PROBLEM REQUIREMENTS.
Please repeat only the stretch of records running from the first line through the line that contains "accidents = [122, 68, 70, 59, 65, 43, 51, 55, 45]".

PROVIDED DATA.
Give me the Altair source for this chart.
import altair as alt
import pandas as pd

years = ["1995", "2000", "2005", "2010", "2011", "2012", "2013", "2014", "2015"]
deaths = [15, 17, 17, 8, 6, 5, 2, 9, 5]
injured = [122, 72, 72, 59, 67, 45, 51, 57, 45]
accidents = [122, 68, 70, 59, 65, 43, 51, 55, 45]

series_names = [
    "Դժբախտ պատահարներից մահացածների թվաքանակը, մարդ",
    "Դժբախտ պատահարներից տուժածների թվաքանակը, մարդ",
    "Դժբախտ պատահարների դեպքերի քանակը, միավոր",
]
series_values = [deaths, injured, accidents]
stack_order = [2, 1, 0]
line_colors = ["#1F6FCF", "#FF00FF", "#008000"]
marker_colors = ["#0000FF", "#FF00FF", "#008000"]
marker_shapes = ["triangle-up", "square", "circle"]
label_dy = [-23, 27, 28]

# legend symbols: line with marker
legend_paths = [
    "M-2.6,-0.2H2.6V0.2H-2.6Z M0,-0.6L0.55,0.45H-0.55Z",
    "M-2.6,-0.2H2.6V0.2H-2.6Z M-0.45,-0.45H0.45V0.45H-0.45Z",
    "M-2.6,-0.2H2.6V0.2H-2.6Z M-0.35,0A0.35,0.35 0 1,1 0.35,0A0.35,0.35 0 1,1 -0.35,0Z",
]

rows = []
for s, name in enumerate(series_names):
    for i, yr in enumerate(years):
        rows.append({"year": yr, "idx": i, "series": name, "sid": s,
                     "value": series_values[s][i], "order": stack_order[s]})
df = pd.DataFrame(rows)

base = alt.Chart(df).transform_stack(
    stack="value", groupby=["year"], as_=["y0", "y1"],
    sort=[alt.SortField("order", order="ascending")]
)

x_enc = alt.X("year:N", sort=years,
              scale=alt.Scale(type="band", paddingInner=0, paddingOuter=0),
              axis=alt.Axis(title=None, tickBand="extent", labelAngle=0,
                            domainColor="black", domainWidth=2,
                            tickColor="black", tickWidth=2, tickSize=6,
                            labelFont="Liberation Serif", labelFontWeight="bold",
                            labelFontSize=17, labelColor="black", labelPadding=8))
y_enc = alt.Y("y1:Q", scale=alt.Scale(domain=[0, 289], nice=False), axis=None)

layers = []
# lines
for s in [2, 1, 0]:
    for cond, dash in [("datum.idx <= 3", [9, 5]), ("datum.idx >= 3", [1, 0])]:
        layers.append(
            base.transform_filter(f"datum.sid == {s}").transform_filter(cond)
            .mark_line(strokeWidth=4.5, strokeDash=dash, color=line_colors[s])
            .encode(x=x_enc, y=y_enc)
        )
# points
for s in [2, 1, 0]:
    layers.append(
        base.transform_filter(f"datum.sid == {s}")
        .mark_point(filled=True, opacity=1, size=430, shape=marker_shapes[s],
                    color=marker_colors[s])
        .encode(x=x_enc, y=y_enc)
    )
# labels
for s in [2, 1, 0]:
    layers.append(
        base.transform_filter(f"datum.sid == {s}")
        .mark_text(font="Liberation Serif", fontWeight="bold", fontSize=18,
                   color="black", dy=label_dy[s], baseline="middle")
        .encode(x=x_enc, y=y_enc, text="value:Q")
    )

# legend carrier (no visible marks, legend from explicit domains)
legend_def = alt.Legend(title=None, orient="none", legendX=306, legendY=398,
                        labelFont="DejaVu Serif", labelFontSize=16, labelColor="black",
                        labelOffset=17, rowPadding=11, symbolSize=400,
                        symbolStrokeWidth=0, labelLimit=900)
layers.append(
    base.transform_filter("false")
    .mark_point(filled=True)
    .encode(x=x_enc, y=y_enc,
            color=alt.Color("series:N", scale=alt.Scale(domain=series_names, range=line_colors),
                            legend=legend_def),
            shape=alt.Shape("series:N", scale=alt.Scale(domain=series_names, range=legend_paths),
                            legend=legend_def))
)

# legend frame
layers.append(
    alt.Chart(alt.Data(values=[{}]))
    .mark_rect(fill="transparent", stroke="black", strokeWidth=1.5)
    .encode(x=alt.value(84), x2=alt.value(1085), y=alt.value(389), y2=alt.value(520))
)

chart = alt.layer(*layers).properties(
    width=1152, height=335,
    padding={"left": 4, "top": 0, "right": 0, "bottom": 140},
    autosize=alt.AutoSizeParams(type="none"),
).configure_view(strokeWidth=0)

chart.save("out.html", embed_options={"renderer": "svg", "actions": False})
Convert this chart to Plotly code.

IN RESPONSE.
Give me the Altair source for this chart.
import altair as alt
import pandas as pd

years = ["1995", "2000", "2005", "2010", "2011", "2012", "2013", "2014", "2015"]
deaths = [15, 17, 17, 8, 6, 5, 2, 9, 5]
injured = [122, 72, 72, 59, 67, 45, 51, 57, 45]
accidents = [122, 68, 70, 59, 65, 43, 51, 55, 45]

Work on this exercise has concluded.